Labour HQ denied to the blog that was an official party document.

“Whoever carried out the extensive investigation must have had significant abilities and resources,” Guido wrote. “This is not an amateur job, it is a forensic red-on-red black op which found its way to the press to diminish the party leadership. Note that it’s written in the official party font.”

Despite the blog’s claim that the dossier was written by Labour “moderates” it remains unclear who exactly the author of this “highly professional … black op” was.

This long campaign against the Labour left in Liverpool resulted in an investigation by party bureaucrats.

Although this investigation, led by now-resigned staffer Ben Westerman, ultimately found no evidence of anti-Semitism, the local party was still sanctione

Labour’s ruling national executive imposed restrictive conditions on Labour meetings in Liverpool Riverside, which “initially benefited Louise Ellman’s anti-Corbyn faction,” the Jewish Voice for Labour report found.

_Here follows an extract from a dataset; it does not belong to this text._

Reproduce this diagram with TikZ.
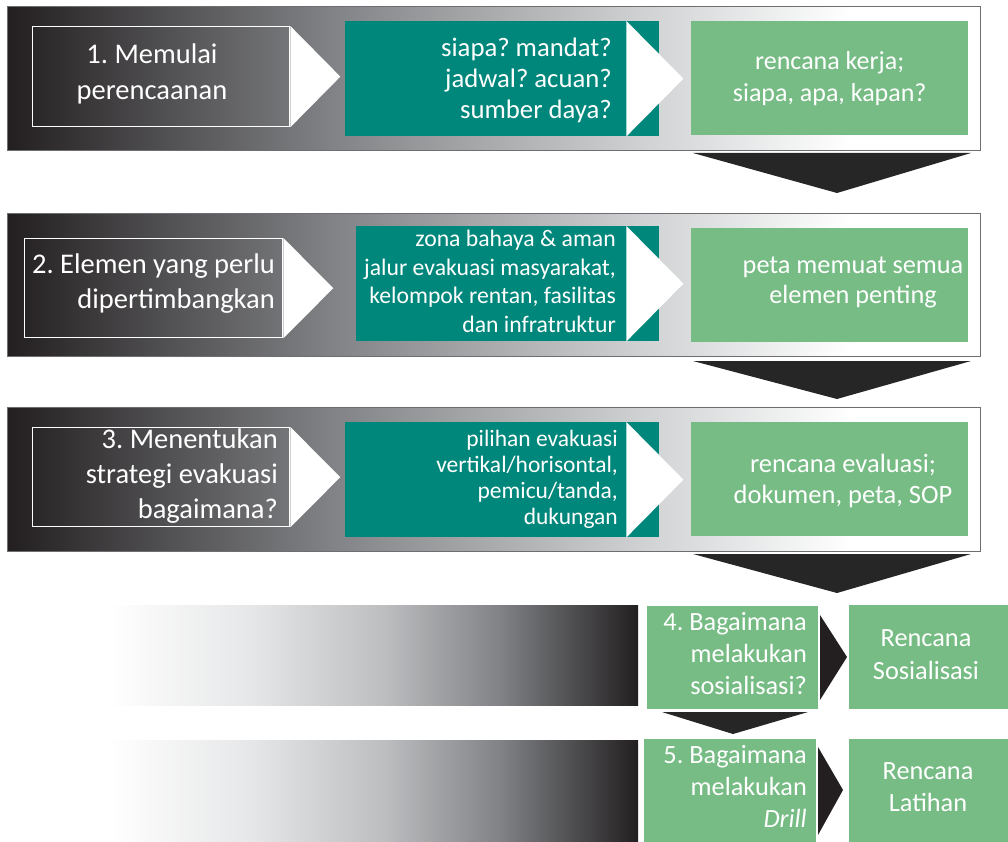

Westerman and Ellman’s allegations played a prominent part in a now widely discredited episode of the BBC’s Panorama program on the issue in July.

Westerman claimed to have been asked by a Liverpool member if he was “from Israel,” and said that as a Jewish person, he had been shocked to face such anti-Semitism.

But an investigation by The Canary, based on an audio recording of Westerman’s interview severely undermined the former official’s claims.

The audio showed that the woman had actually asked “what branch are you in,” and had not asked where he was “from” – and crucially had said nothing about Israel at all.

Quitting Labour

Like other right-wing members of Parliament who have quit in protest against left-wing leader Jeremy Corbyn this year, Ellman is refusing to call a by-election.

Unlike others MPs, however, Ellman said in her statement on Wednesday night that she would not be joining any other party.

Ellman’s predecessor as LFI chairperson Joan Ryan quit Labour in February this year, to join the new Independent Group for Change party.

The party – which is polling at insignificant figures – was funded by prominent Israel lobby donors.